Prospects that a significant package was within grasp brightened after Republican and Democratic leaders reopened stalled talks with the White House, and Senate Minority Leader Mitch McConnell said he was confident and optimistic.
“I think we’ve got a chance of getting there,” McConnell, a Republican, said.
ABC News reported that US debt negotiators had reached a tentative agreement on a package, but a White House official cautioned that a deal was “not there yet.”
Senate Majority Leader Harry Reid, a Democrat, pushed back a key procedural vote on a debt limit plan by 12 hours to 1pm in Washington yesterday, buying additional time for both sides to hammer out details before Asia markets open.
“There are negotiations going on at the White House now on a solution that will avert a catastrophic default on the nation’s debt,” Reid said on the Senate floor late on Saturday.
“There is still a distance to go,” he said.

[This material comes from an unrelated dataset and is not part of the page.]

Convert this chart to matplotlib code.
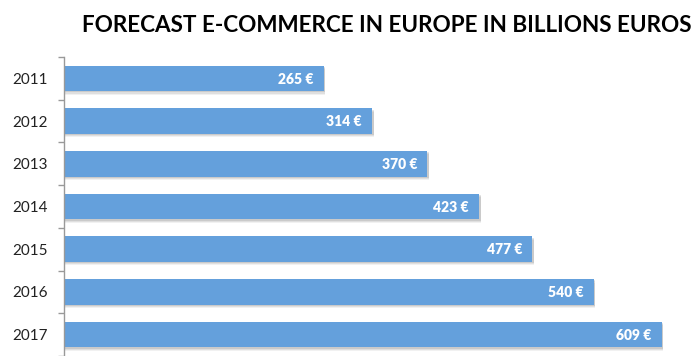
import matplotlib
matplotlib.use("Agg")
import matplotlib.pyplot as plt

# forecast values, billions of euros
years = ["2011", "2012", "2013", "2014", "2015", "2016", "2017"]
sales = [265, 314, 370, 423, 477, 540, 609]
value_labels = ["265 €", "314 €", "370 €", "423 €", "477 €", "540 €", "609 €"]

BAR_BLUE = "#64A0DC"
FONT = ["Lato", "DejaVu Sans"]

fig = plt.figure(figsize=(6.91, 3.56), dpi=100)
ax = fig.add_axes([64 / 691, 0, 627 / 691, 299 / 356])

pos = list(range(len(years)))

# soft drop shadow under each bar
for off, alpha in [(0.08, 0.08), (0.055, 0.11), (0.03, 0.15)]:
    ax.barh([p + off for p in pos], [s + 1.2 for s in sales], height=0.6,
            color="#555555", alpha=alpha, linewidth=0, zorder=1)

ax.barh(pos, sales, height=0.6, color=BAR_BLUE, linewidth=0, zorder=2)

for p, s, lab in zip(pos, sales, value_labels):
    ax.annotate(lab, (s, p), xytext=(-7.5, -0.5), textcoords="offset points",
                ha="right", va="center", color="white", fontsize=10,
                fontweight="heavy", family=FONT, zorder=3)

ax.set_xlim(0, 638.5)
ax.set_ylim(6.385, -0.5)
ax.set_xticks([])
ax.set_yticks(pos)
ax.set_yticklabels(years, family=FONT, fontsize=11, color="#222222")
ax.set_yticks([p + 0.5 for p in range(-1, len(years))], minor=True)
ax.tick_params(axis="y", which="major", length=0, pad=12)
ax.tick_params(axis="y", which="minor", length=4, width=1, color="#999999")

for side in ["top", "right", "bottom"]:
    ax.spines[side].set_visible(False)
ax.spines["left"].set_color("#999999")
ax.spines["left"].set_linewidth(1)

fig.text(387 / 691, 1 - 25 / 356, "FORECAST E-COMMERCE IN EUROPE IN BILLIONS EUROS",
         ha="center", va="center", fontsize=16.2, fontweight="bold",
         family=FONT, color="black")

fig.savefig("out.png", dpi=100)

Time is running out for the US government to raise its US$14.3 trillion borrowing limit before tomorrow’s midnight deadline when the Treasury says it will run out of money to pay its bills and would no longer be able to service the national debt. However, a cautious optimism had begun emerging on Capitol Hill.
“We’re a long way from any kind of a negotiated agreement, but there is certainly a more positive feeling about reaching an agreement this evening than I’ve felt in a long time,” Senator Richard Durbin, the No. 2 Democrat in the Senate, told reporters late on Saturday.
If a credible bipartisan deal is tantalizingly close, the White House has said it would accept a very short-term extension of the debt limit to allow lawmakers time to nail down the compromise.
Given talks are heading down to the wire, Washington is chafing against the deadline to get a deal agreed and legislation drafted, voted upon and signed into law.